Review: The Girl With the Dragon Tattoo 

A riveting thriller from the frozen tundra of Sweden.

There’s an expectation among some American moviegoers that foreign films, particularly those with subtitles, are boring, inaccessible works that sacrifice action in order to search for elusive higher meaning. The Girl With the Dragon Tattoo is the movie that disproves any such notion.

The Swedish film screens at Muse Arts Warehouse on Sunday, kicking off the new season of “Movies Savannah Missed” presented by the Psychotronic Film Society.

An adaptation of a book that sold 8 million copies worldwide, Dragon Tattoo was released in the US last year after an acclaimed run across the pond, and although it really only gained traction among indie cinephiles in the States, it is a dark, intelligent thriller of the highest order – the kind of edge–of–your–seat whodunit that usually fares well at the domestic box office – which might be why it’s slated for a Hollywood remake starring Daniel Craig.

Director Niels Arden Oplev deftly weaves together several complex storylines and within the first few minutes viewers are introduced to Henrik Vanger, a mourning, isolated billionaire, Mikael Blomkvist, a disgraced investigative journalist, and Lisbeth Salander, a punk rock hacker with a heart of gold and a troubled past.
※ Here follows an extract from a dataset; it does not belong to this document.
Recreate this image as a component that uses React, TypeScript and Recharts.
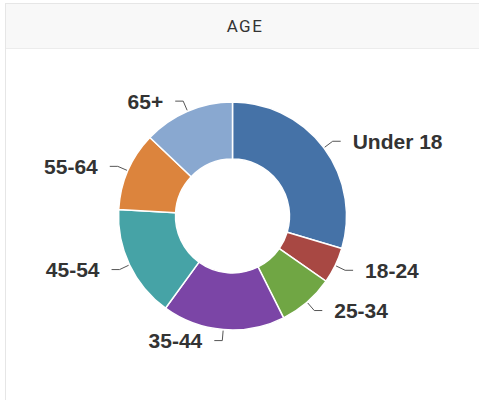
import { PieChart, Pie, Cell } from 'recharts'

const ageGroups = ['Under 18', '18-24', '25-34', '35-44', '45-54', '55-64', '65+']
const shares = [29.6, 5.1, 7.9, 17.4, 15.9, 11.2, 12.9]
const colors = ['#4572a7', '#a84843', '#70a644', '#7b45a6', '#46a3a6', '#dc843d', '#89a8d0']

const data = ageGroups.map((name, i) => ({ name, value: shares[i] }))

const RADIAN = Math.PI / 180

// highcharts-ish label: short radial stub, then a horizontal tick, then the text
function renderLabel(props: any) {
    const { cx, cy, midAngle, outerRadius, name } = props
    const cos = Math.cos(-midAngle * RADIAN)
    const sin = Math.sin(-midAngle * RADIAN)
    const sx = cx + (outerRadius + 1) * cos
    const sy = cy + (outerRadius + 1) * sin
    const mx = cx + (outerRadius + 11) * cos
    const my = cy + (outerRadius + 11) * sin
    const right = cos >= 0
    const ex = mx + (right ? 8 : -8)
    const tx = ex + (right ? 12 : -12)
    return (
        <g>
            <path d={`M${sx},${sy}L${mx},${my}L${ex},${my}`} stroke="#555" strokeWidth={1} fill="none" />
            <text
                x={tx}
                y={my}
                textAnchor={right ? 'start' : 'end'}
                dominantBaseline="central"
                fill="#333"
                fontSize={21}
                fontWeight="bold"
                fontFamily="'Liberation Sans', Arial, sans-serif"
            >
                {name}
            </text>
        </g>
    )
}

export default function App() {
    return (
        <div style={{ position: 'absolute', left: 0, top: 0, width: 479, height: 400, overflow: 'hidden', background: '#fff' }}>
            <div
                style={{
                    position: 'absolute',
                    left: 5,
                    top: 3,
                    width: 480,
                    height: 410,
                    border: '1px solid #e6e6e6',
                    boxSizing: 'border-box',
                }}
            >
                <div
                    style={{
                        height: 44,
                        background: '#f8f8f8',
                        borderBottom: '1px solid #ececec',
                        textAlign: 'center',
                        lineHeight: '44px',
                        fontFamily: 'Roboto, sans-serif',
                        fontSize: 17,
                        letterSpacing: 1.5,
                        color: '#333',
                    }}
                >
                    AGE
                </div>
            </div>
            <div style={{ position: 'absolute', left: 0, top: 0 }}>
                <PieChart width={479} height={400} margin={{ top: 0, right: 0, bottom: 0, left: 0 }}>
                    <Pie
                        data={data}
                        dataKey="value"
                        nameKey="name"
                        cx={232.5}
                        cy={216}
                        innerRadius={57}
                        outerRadius={114}
                        startAngle={90}
                        endAngle={-270}
                        stroke="#fff"
                        strokeWidth={1.5}
                        label={renderLabel}
                        labelLine={false}
                        isAnimationActive={false}
                    >
                        {data.map((d, i) => (
                            <Cell key={d.name} fill={colors[i]} />
                        ))}
                    </Pie>
                </PieChart>
            </div>
        </div>
    )
}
The three characters intersect and then orbit around the mysterious disappearance of Vanger’s niece 40 years earlier.

Blomkvist is hired by Vanger, who lives in a remote island compound/estate with remaining members of his family, who dislike one another but are bound by the massive corporate conglomerate baring their family name. Henrik has obsessed over the disappearance of his niece every day for decades, but the trail has gone cold.

Judging by the storyline, one way to wile away the long, cold Swedish winter is exploring the darkest corners of the human psyche. The original title of the book and film in Swedish translates to Men Who Hate Women, and serial misogyny turned unrelenting psychopathic tendencies is a central tenant of a majority of the male characters (with the exception of the protagonist Blomkvist) from ancient Nazis to sexually abusive probation officers. These lead to a brutal torture scene or two, which are definitely inappropriate for younger theatergoers.

Actress Noomi Rapace, who plays Lisbeth Salander, absolutely steals the screen, and her character – who bares the brunt of some of the aforementioned torture – is a study in the complex and cynical physical and psychological walls a person can construct around themselves. As the film progresses, we also watch them begin to crack, particularly as she becomes romantically involved with Blomkvist (actually one of the few weak spots in the storyline of the film – but not by any fault of her acting).

Her performance as Lisbeth, a character Rapace completely inhabits, is triangulated by Milla Jovovich in The Fifth Element and Hilary Swank in Million Dollar Baby – loaded with non–verbal expressiveness and a troubled, empathetic approachability.

For fans of movies like Seven,and other dark, writhing thrillers, the original version of The Girl With the Dragon Tattoo is a must see. It’s sharp, and the Hollywood remake will almost certainly dull that edge.

Movies Savannah Missed: The Girl With The Dragon Tattoo

When: At 2, 5 and 8 p.m. Sunday, Nov. 21

Where: Muse Arts Warehouse, 703 D Louisville Rd.